Hazin akıbetin ayak sesleri duyulmaya başlanmıştı. Giderek tufan coştu, nehirler taştı, yollar çamura döndü. Günü gelip de yakıcı güneş kurutuncaya dek balçık çamur yayıldı her yere. Balçık yayılmaya görsün, korunmak için ne yollara dökülen samanlar ne karşıdan karşıya geçmek için uzatılan kalaslar işe yarar. Çamurdan herkes nasibini alır. Böyle zamanlarda insanların nefesleri daha sıklaşır. Giderek umutları azalır ve gri renkli bulutların hükmü basar dört bir yanı.

  • Ama hayat bu devam eder yine de ne olursa olsun. Her şeye rağmen caminin avlusuna uzanan basamakları usulca çıkan mahalle kedileri huzurun eşsiz dinginliğini geçiriyordu dünyaya. Güvercinler havalanıyordu bu kadim gezegenin semalarına.

Dünya pazarlarında uyuşturucusundan pornografiye, kozmetiğinden modasına, taze hurmaya, din bezirgânlığından safranın en halisine, nükleer silahlardan akıllı telefonlara, insan etinden ve ruhundan organ çeşitlerine varıncaya kadar satılan pazar yerinin dayanılmaz hafifliği hükmünü sürüyordu. Kendi varlıklarından başka kim varsa köleleştirme ya da yok etme derdine düşmüş bu pazarların sahipleri planlarını şifreli ve kutsal yeminli odalarda, kusursuz organizeli teşkilatlarda, devasa plazalarda, devlet saraylarında planlayıp uygulamaya sokuyorlardı. Kadim surların dizinin dibinde eşsiz manzaraya alışık birkaç çocuk bilyelerini yarıştırırken, ileride kendilerini bekleyen hazin akıbetin pek tabi çok uzağındaydılar.

Masumlar ne bilir fitneyi, ne bilir düzenbazlığı, ne bilir adam satmayı.

Ama asla unutulmamalı ki umut hep vardır.

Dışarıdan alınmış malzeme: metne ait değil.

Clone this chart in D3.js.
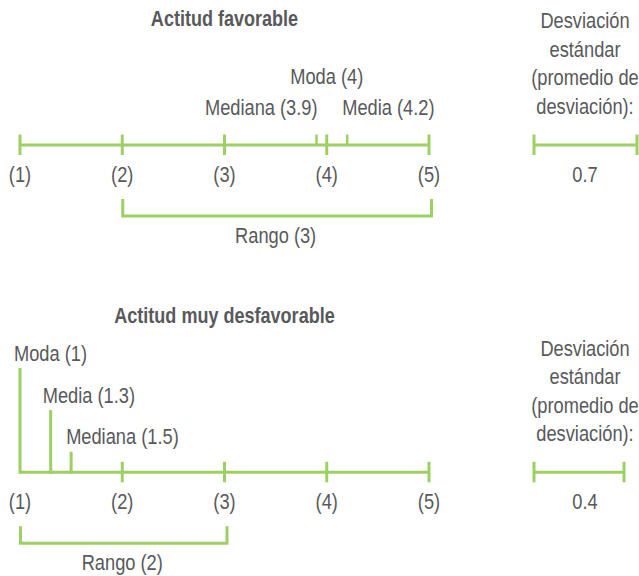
<!DOCTYPE html>
<html><head><meta charset="utf-8">
<script src="https://cdn.jsdelivr.net/npm/d3@7"></script>
<style>
html,body{margin:0;padding:0;background:#fff;}
svg text{font-family:"Liberation Sans",Arial,sans-serif;fill:#58595b;font-size:22px;}
</style></head><body>
<svg id="c" width="639" height="576"></svg>
<script>
const scaleValues = [1, 2, 3, 4, 5];
const tickLabels = ["(1)", "(2)", "(3)", "(4)", "(5)"];
const panelTitles = ["Actitud favorable", "Actitud muy desfavorable"];
const modaValues = [4, 1];
const medianaValues = [3.9, 1.5];
const mediaValues = [4.2, 1.3];
const rangeMin = [2, 1];
const rangeMax = [5, 3];
const sdValues = [0.7, 0.4];
const sdLabel = ["Desviación", "estándar", "(promedio de", "desviación):"];

const green = "#9dd063";
const svg = d3.select("#c");
const x = d3.scaleLinear().domain([1, 5]).range([20, 429]);
const sdScale = d3.scaleLinear().domain([0, 1]).range([72.7, 116]);
const NARROW = 0.83;

function txt(g, tx, ty, anchor, s, bold) {
  const t = g.append("text")
    .attr("transform", `translate(${tx},${ty}) scale(${bold ? 0.82 : NARROW},1)`)
    .attr("text-anchor", anchor).text(s);
  if (bold) t.style("font-weight", "bold");
  return t;
}

const titleY = [26, -4];

function panel(i, oy) {
  const g = svg.append("g").attr("transform", `translate(0,${oy})`);
  const axisY = 145;
  txt(g, x(3), titleY[i], "middle", panelTitles[i], true);

  g.append("line").attr("x1", x(1)).attr("x2", x(5)).attr("y1", axisY).attr("y2", axisY)
    .attr("stroke", green).attr("stroke-width", 3);

  const lowMarker = i === 1;
  g.selectAll(".tk").data(scaleValues.filter(v => !(lowMarker && v === modaValues[i])))
    .enter().append("line")
    .attr("x1", d => x(d)).attr("x2", d => x(d)).attr("y1", axisY - 10.5).attr("y2", axisY + 10)
    .attr("stroke", green).attr("stroke-width", 3);
  scaleValues.forEach((d, k) => txt(g, x(d), 182, "middle", tickLabels[k]));

  if (i === 0) {
    [medianaValues[i], mediaValues[i]].forEach(v => {
      g.append("line").attr("x1", x(v)).attr("x2", x(v)).attr("y1", axisY - 10.5).attr("y2", axisY)
        .attr("stroke", green).attr("stroke-width", 2.5);
    });
    txt(g, x(modaValues[i]), 84, "middle", `Moda (${modaValues[i]})`);
    txt(g, x(medianaValues[i]) + 1, 115, "end", `Mediana (${medianaValues[i]})`);
    txt(g, x(mediaValues[i]) - 5, 115, "start", `Media (${mediaValues[i]})`);
  } else {
    const marks = [
      {v: modaValues[i], top: 40.7, lab: `Moda (${modaValues[i]})`, ty: 33.4, dx: -6},
      {v: mediaValues[i], top: 82.7, lab: `Media (${mediaValues[i]})`, ty: 75.7, dx: -8},
      {v: medianaValues[i], top: 124.4, lab: `Mediana (${medianaValues[i]})`, ty: 116.7, dx: -5}
    ];
    marks.forEach(m => {
      g.append("line").attr("x1", x(m.v)).attr("x2", x(m.v)).attr("y1", m.top).attr("y2", axisY + 1.5)
        .attr("stroke", green).attr("stroke-width", 3);
      txt(g, x(m.v) + m.dx, m.ty, "start", m.lab);
    });
  }

  const bx1 = x(rangeMin[i]) + 0.5, bx2 = x(rangeMax[i]) + 2.5;
  g.append("path")
    .attr("d", `M${bx1},199V216H${bx2}V199`)
    .attr("fill", "none").attr("stroke", green).attr("stroke-width", 3);
  txt(g, (x(rangeMin[i]) + x(rangeMax[i])) / 2, 243, "middle", `Rango (${rangeMax[i] - rangeMin[i]})`);

  const cx = 585;
  sdLabel.forEach((t, k) => txt(g, cx, 28.3 + k * 28.5, "middle", t));
  const sx1 = 534, sx2 = sx1 + sdScale(sdValues[i]);
  g.append("line").attr("x1", sx1).attr("x2", sx2).attr("y1", axisY).attr("y2", axisY)
    .attr("stroke", green).attr("stroke-width", 3);
  [sx1, sx2].forEach(sx => g.append("line").attr("x1", sx).attr("x2", sx)
    .attr("y1", axisY - 10.5).attr("y2", axisY + 10).attr("stroke", green).attr("stroke-width", 3));
  txt(g, cx, 182, "middle", String(sdValues[i]));
}
panel(0, 0);
panel(1, 327.3);
</script>
</body></html>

Vatan bilinen toprakta asırlık çınarların varlığı insanı güçlü kılar. Birçok medeniyetin sizden önce bu dünyada yaşadığını, ne çileler çekip ne mihnetlere katlandıklarını anlarsınız bu asırlık çınarlara bakarak. Çınarlar dünyayı hep kötülere karşı savunmuştur. Nesillere rehberlik etmek istercesine nefes alır verirler zamansız olarak.

Ne kadar budanmış olurlarsa olsunlar hep var oldu bu dünyanın çınarları. Hep var olmaya devam edeceğine inancı tam yiğit savaşçıların da. Evet, dünya fâni de var olduğumuz süre boyunca ÇINAR ve YİĞİT olup olmadığımız asıl mesele. Bu yüzden yara sarmaya devam. Bu yüzden ÇINAR olmaya YİĞİT olmaya devam.